[START]
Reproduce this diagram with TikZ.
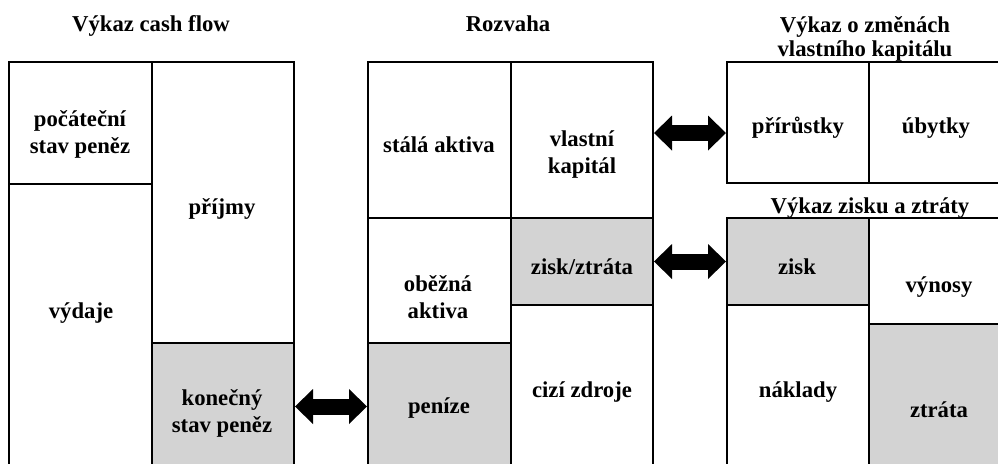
\documentclass[tikz,border=0pt]{standalone}
\usepackage{fontspec}
\setmainfont{Liberation Serif}
\usetikzlibrary{arrows.meta,fit}
\definecolor{cellgray}{RGB}{211,211,211}

\begin{document}
\begin{tikzpicture}[x=0.5pt, y=-0.5pt,
  font=\bfseries\fontsize{11.35}{13.5}\selectfont,
  cell/.style={draw=black, line width=1pt, fill=white, inner sep=0pt, fit={#1}},
  shaded/.style={cell={#1}, fill=cellgray},
  lbl/.style={align=center, inner sep=0pt},
  heading/.style={align=center, inner sep=0pt},
  dblarrow/.style={line width=8pt,
    {Triangle[length=9pt,width=17.5pt,line width=0pt]}-{Triangle[length=9pt,width=17.5pt,line width=0pt]}}]
  \useasboundingbox (0,0) rectangle (998,463);
  \clip (0,0) rectangle (998,463);
  % Vykaz cash flow
  \node[heading, anchor=base] (cfT) at (151,31) {Výkaz cash flow};
  \node[cell={(9,62)(152,184)}] (poc) {};
  \node[cell={(9,184)(152,470)}] (vyd) {};
  \node[cell={(152,62)(294,343)}] (prij) {};
  \node[shaded={(152,343)(294,470)}] (konec) {};
  \node[lbl] (pocL) at (80,134) {počáteční\\stav peněz};
  \node[lbl] (vydL) at (81,313) {výdaje};
  \node[lbl] (prijL) at (222,209) {příjmy};
  \node[lbl] (konecL) at (222,413) {konečný\\stav peněz};
  % Rozvaha
  \node[heading, anchor=base] (rozT) at (508,31) {Rozvaha};
  \node[cell={(368,62)(511,218)}] (sa) {};
  \node[cell={(368,218)(511,343)}] (oa) {};
  \node[shaded={(368,343)(511,470)}] (pen) {};
  \node[cell={(511,62)(653,218)}] (vk) {};
  \node[shaded={(511,218)(653,305)}] (zz) {};
  \node[cell={(511,305)(653,470)}] (cz) {};
  \node[lbl] (saL) at (439,145) {stálá aktiva};
  \node[lbl] (oaL) at (438,297) {oběžná\\aktiva};
  \node[lbl] (penL) at (439,408) {peníze};
  \node[lbl] (vkL) at (582,155) {vlastní\\kapitál};
  \node[lbl] (zzL) at (582,267) {zisk/ztráta};
  \node[lbl] (czL) at (582,392) {cizí zdroje};
  % Vykaz o zmenach vlastniho kapitalu
  \node[heading, font=\bfseries\fontsize{11.35}{11.75}\selectfont] (vkT) at (865,39) {Výkaz o změnách\\vlastního kapitálu};
  \node[cell={(727,62)(869,183)}] (prir) {};
  \node[cell={(869,62)(1005,183)}] (ubyt) {};
  \node[lbl] (prirL) at (798,128) {přírůstky};
  \node[lbl] (ubytL) at (936,128) {úbytky};
  % Vykaz zisku a ztraty
  \node[heading] (vzT) at (870,208) {Výkaz zisku a ztráty};
  \node[shaded={(727,218)(869,305)}] (zisk) {};
  \node[cell={(727,305)(869,470)}] (nakl) {};
  \node[cell={(869,218)(1005,324)}] (vyn) {};
  \node[shaded={(869,324)(1005,470)}] (ztr) {};
  \node[lbl] (ziskL) at (797,267) {zisk};
  \node[lbl] (naklL) at (798,392) {náklady};
  \node[lbl] (vynL) at (939,287) {výnosy};
  \node[lbl] (ztrL) at (939,410) {ztráta};
  % Links
  \draw[dblarrow] (konec) -- (pen);
  \draw[dblarrow] ([yshift=3.5pt]vk.east) -- ([yshift=-5.25pt]prir.west);
  \draw[dblarrow] (zz) -- (zisk);
\end{tikzpicture}
\end{document}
[END]
Task requirements:
Write the full listing out again with every line unchanged, but include no pictures.

Reply to the exercise:
Reproduce this diagram with TikZ.
\documentclass[tikz,border=0pt]{standalone}
\usepackage{fontspec}
\setmainfont{Liberation Serif}
\usetikzlibrary{arrows.meta,fit}
\definecolor{cellgray}{RGB}{211,211,211}

\begin{document}
\begin{tikzpicture}[x=0.5pt, y=-0.5pt,
  font=\bfseries\fontsize{11.35}{13.5}\selectfont,
  cell/.style={draw=black, line width=1pt, fill=white, inner sep=0pt, fit={#1}},
  shaded/.style={cell={#1}, fill=cellgray},
  lbl/.style={align=center, inner sep=0pt},
  heading/.style={align=center, inner sep=0pt},
  dblarrow/.style={line width=8pt,
    {Triangle[length=9pt,width=17.5pt,line width=0pt]}-{Triangle[length=9pt,width=17.5pt,line width=0pt]}}]
  \useasboundingbox (0,0) rectangle (998,463);
  \clip (0,0) rectangle (998,463);
  % Vykaz cash flow
  \node[heading, anchor=base] (cfT) at (151,31) {Výkaz cash flow};
  \node[cell={(9,62)(152,184)}] (poc) {};
  \node[cell={(9,184)(152,470)}] (vyd) {};
  \node[cell={(152,62)(294,343)}] (prij) {};
  \node[shaded={(152,343)(294,470)}] (konec) {};
  \node[lbl] (pocL) at (80,134) {počáteční\\stav peněz};
  \node[lbl] (vydL) at (81,313) {výdaje};
  \node[lbl] (prijL) at (222,209) {příjmy};
  \node[lbl] (konecL) at (222,413) {konečný\\stav peněz};
  % Rozvaha
  \node[heading, anchor=base] (rozT) at (508,31) {Rozvaha};
  \node[cell={(368,62)(511,218)}] (sa) {};
  \node[cell={(368,218)(511,343)}] (oa) {};
  \node[shaded={(368,343)(511,470)}] (pen) {};
  \node[cell={(511,62)(653,218)}] (vk) {};
  \node[shaded={(511,218)(653,305)}] (zz) {};
  \node[cell={(511,305)(653,470)}] (cz) {};
  \node[lbl] (saL) at (439,145) {stálá aktiva};
  \node[lbl] (oaL) at (438,297) {oběžná\\aktiva};
  \node[lbl] (penL) at (439,408) {peníze};
  \node[lbl] (vkL) at (582,155) {vlastní\\kapitál};
  \node[lbl] (zzL) at (582,267) {zisk/ztráta};
  \node[lbl] (czL) at (582,392) {cizí zdroje};
  % Vykaz o zmenach vlastniho kapitalu
  \node[heading, font=\bfseries\fontsize{11.35}{11.75}\selectfont] (vkT) at (865,39) {Výkaz o změnách\\vlastního kapitálu};
  \node[cell={(727,62)(869,183)}] (prir) {};
  \node[cell={(869,62)(1005,183)}] (ubyt) {};
  \node[lbl] (prirL) at (798,128) {přírůstky};
  \node[lbl] (ubytL) at (936,128) {úbytky};
  % Vykaz zisku a ztraty
  \node[heading] (vzT) at (870,208) {Výkaz zisku a ztráty};
  \node[shaded={(727,218)(869,305)}] (zisk) {};
  \node[cell={(727,305)(869,470)}] (nakl) {};
  \node[cell={(869,218)(1005,324)}] (vyn) {};
  \node[shaded={(869,324)(1005,470)}] (ztr) {};
  \node[lbl] (ziskL) at (797,267) {zisk};
  \node[lbl] (naklL) at (798,392) {náklady};
  \node[lbl] (vynL) at (939,287) {výnosy};
  \node[lbl] (ztrL) at (939,410) {ztráta};
  % Links
  \draw[dblarrow] (konec) -- (pen);
  \draw[dblarrow] ([yshift=3.5pt]vk.east) -- ([yshift=-5.25pt]prir.west);
  \draw[dblarrow] (zz) -- (zisk);
\end{tikzpicture}
\end{document}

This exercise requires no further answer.